A One-Hundred Day Journey to Freedom: Meditation #29
Text
John 6: 25-29
And when they found Him on the other side of the sea, they said to Him, “Rabbi, when did You come here?” Jesus answered them and said, “Most assuredly, I say to you, you seek Me, not because you saw the signs, but because you ate of the loaves and were filled. Do not labor for the food which perishes, but for the food which endures to everlasting life, which the Son of Man will give you, because God the Father has set His seal on Him.” Then they said to Him, “What shall we do, that we may work the works of God?” Jesus answered and said to them, “This is the work of God, that you believe in Him whom He sent.”
Meditation
Why do you follow Jesus? Be careful, because the first answer you’re likely to give may come more from what you were taught to say, or what you’d like to be able to say rather than the truth that is in your heart. I know that’s a tough statement, but I have recently had to struggle myself with how I answer that question. In the text above, Jesus challenges his followers to examine their heart and see why it is that they were pursuing him so.
The first challenge in this text is Jesus’ admonition that people are only following him because when they are hungry he feeds them. In this way Jesus becomes a means to their own ends. If we hang around Jesus long enough surely he’ll have mercy on us, do another clever miracle and we all get a great meal. The same can be said for those who came to him to be healed. They were interested in what Jesus could do for them, what need he could meet or what malady he could cure. They came because of what Jesus did, not because of who he was.
Do we struggle with the same thing today? Do we follow Jesus because of what he is able to do for us? Do our prayers reflect our love for him or our thirst for what he can do for us?
There is a second challenge hidden in this tough text. At the end the disciples asked Jesus what they have to do in order to accomplish God’s work on earth. In their desire to “do the works of God” they asked Jesus for a checklist – a to-do list if you will – that they can tick off to satisfy themselves that they are doing God’s work. Here the focus shifts not for what Jesus can do for us, but what we can do for Jesus. His response should shock and challenge all of us who are locked in to a kind of Protestant work ethic that is driving us to work ourselves into a grave. He says simply, “believe in him who God has sent.” That’s it. The greatest work we will ever do for the sake of the kingdom of God is to believe, really believe with our whole heart in who Jesus Christ is.

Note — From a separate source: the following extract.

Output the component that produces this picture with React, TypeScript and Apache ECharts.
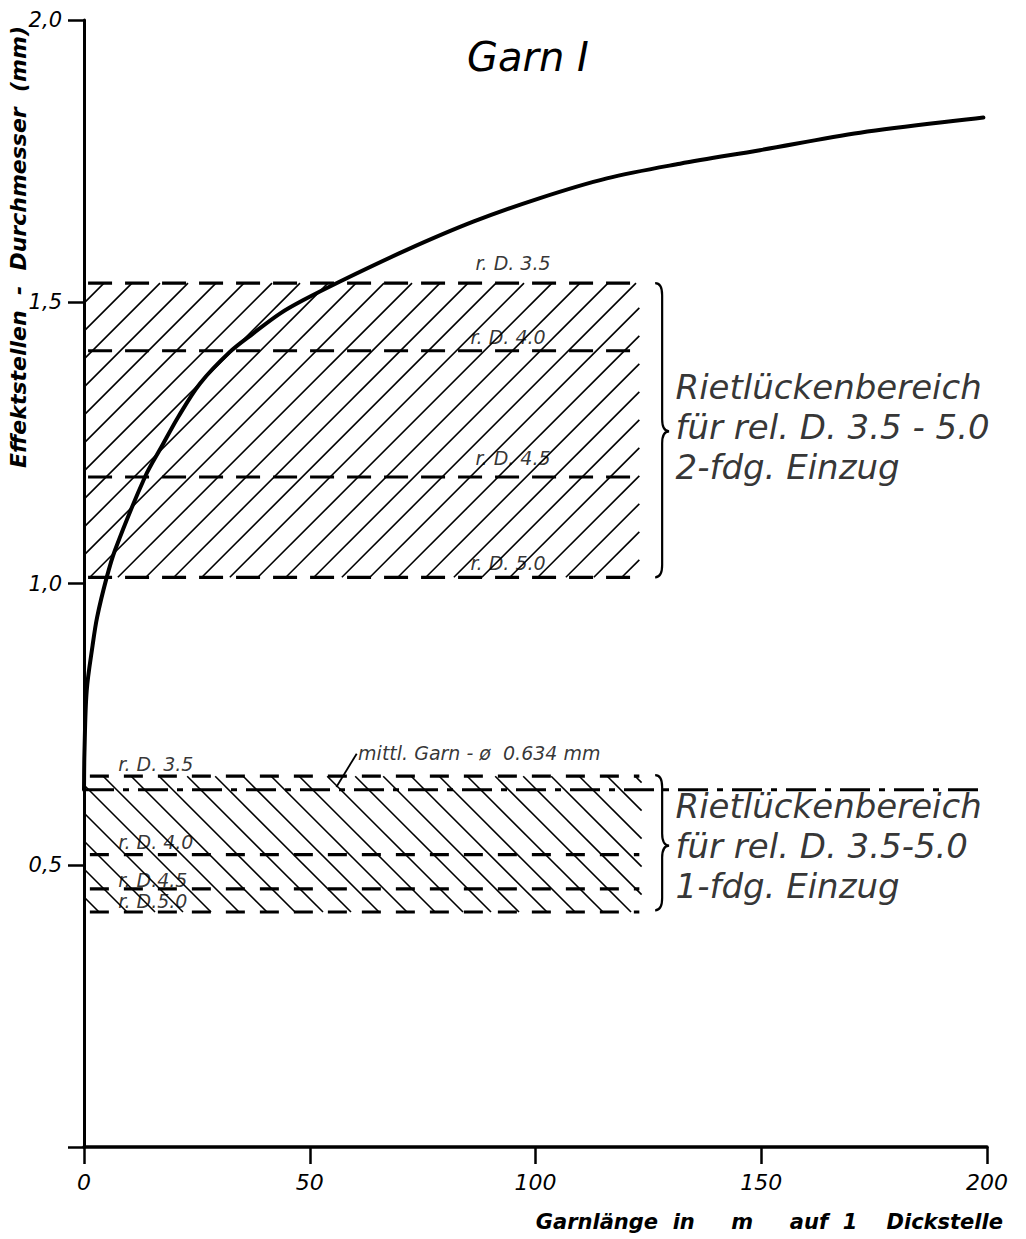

If this is true we need to ask ourselves how much of our time to we spend focusing on those things that we can check off a list, and how much time do we spend growing more intimately in love with God and growing our faith in the one he sent?
Both lessons remind us that God is more concerned with who we are (and who we are becoming in him) then in what we do. He wants us to love him for who he is and respond with a deep, growing and abiding faith and trust in him. If those priorities do not make their way to the top of our personal goals and ambitions, we will miss the greatest gift ever given to humanity.
Action
Take a look at your calendar for the past 30 days. If you keep careful to-do lists, pull them out and read them over. Sit down with a spouse or friend and talk about the way you have invested your time this past month. Then ask yourself honestly, are you investing in the disciplines and activities that grow your faith and deepen the intimacy you have with God or are you so busy doing the work of God that you have little time left for God to do his work in you? In the same way consider your prayer life over these last 30 days and ask yourself to what extent God has become the means to your own ends? Do you love him, serve him and follow him because of who he is, or has a self-serving spirit found its way into your prayer life? It doesn’t mean we don’t place our needs before God in prayer, but it does take us back to consider the attitude and disposition of our heart. Do we love and follow Jesus because of all the mighty things he does or because of who he is?
Prayer
Gracious Lord, this is a really challenging text. Forgive me for the self-serving attitude that seems to creep in to my prayer life from time to time. I get so focused on what I need that I loose track of the importance and the sheer joy of being in your presence and worshiping you for the incredible God you are. Where I have lost intimacy with you, restore my passion to be in your presence and to love you for who you are. Let my prayers reflect my passion to worship you and let my requests be laid at your feet in humility and gratitude. And Lord, keep me from becoming so driven by all the things I think you want me to accomplish, that I lose sight of this one powerful truth; you want me to believe and trust in you above all things. I do believe Lord, help my unbelief. In the name of Jesus Christ, whom I love and serve. Amen.